You may ask: Why should we look at history when we know that these inventors were wrong? Can’t we just look at what we now know?
It’s a good question but you should know that science is based on progress. Without knowing what came before, it’s impossible to know what progress requires.
You are going to make a contribution to science as well. It might not be on a global scale and it might not be in the natural sciences. Your contribution might be limited to a new way of working in the company you work for. Even on that small scale, a new way of working might fail utterly if you don’t know what the company has tried before you came along. Your idea might include parts that are unfavourable to certain co-workers, they might have struggled for years to get rid of those parts and you won’t make any friends by re-introducing them. Your new ideas might even not be new at all, they might have been tried and failed before.
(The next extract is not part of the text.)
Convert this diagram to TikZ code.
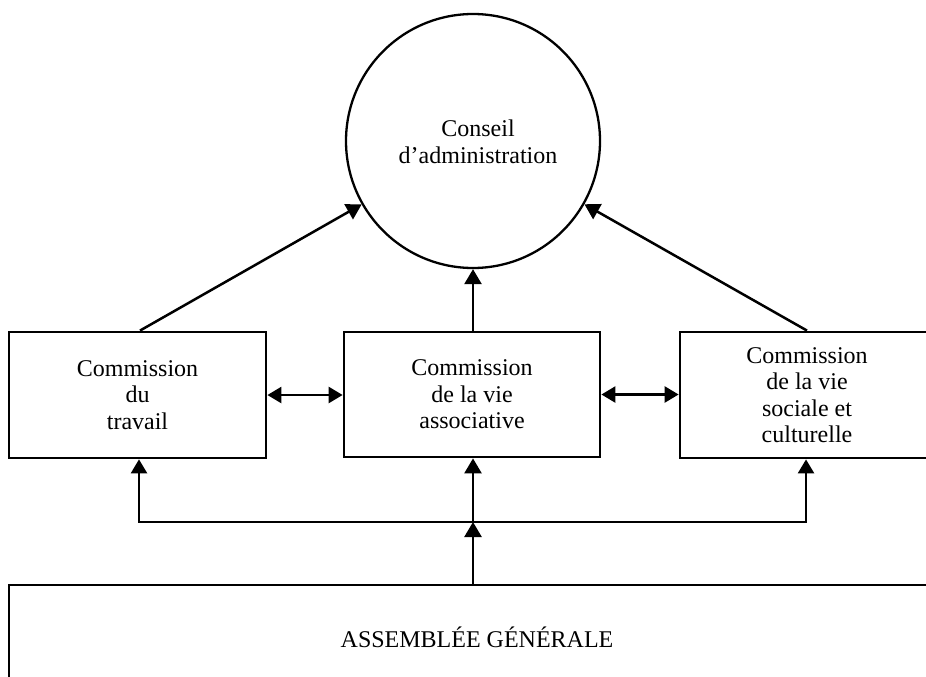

Without knowing what came before, you run a considerable risk of working backwards, no form of science is based solely on “what is now”.
In this first chapter, we’re going to look at inventors who sought an explanation for the things that they saw and this started in antiquity, few sources have been preserved but it’s more than likely that an ancient Greek, Persian or Cretan wondered why lime juice had an effect on certain stones and not on others. What was so different about those stones? What was that stone made up of?
From that moment on, humanity has been busy trying to find out how matter, from stones to molecules, atoms and subatomic particles, is constructed. There have been many theories that came and went, models that seemed to solve everything until they didn’t. As recent as 23 March of this year, a paper was published showing that the “standard model”, the model that describes the subatomic particles, doesn’t quite fit new observations. We’re clearly not done trying to find out the structure of matter.
Of the history, you should know:
Which model belongs to which inventor?
What's the model all about?
In which way does the model differ from the previous model?
In which order have the models been invented?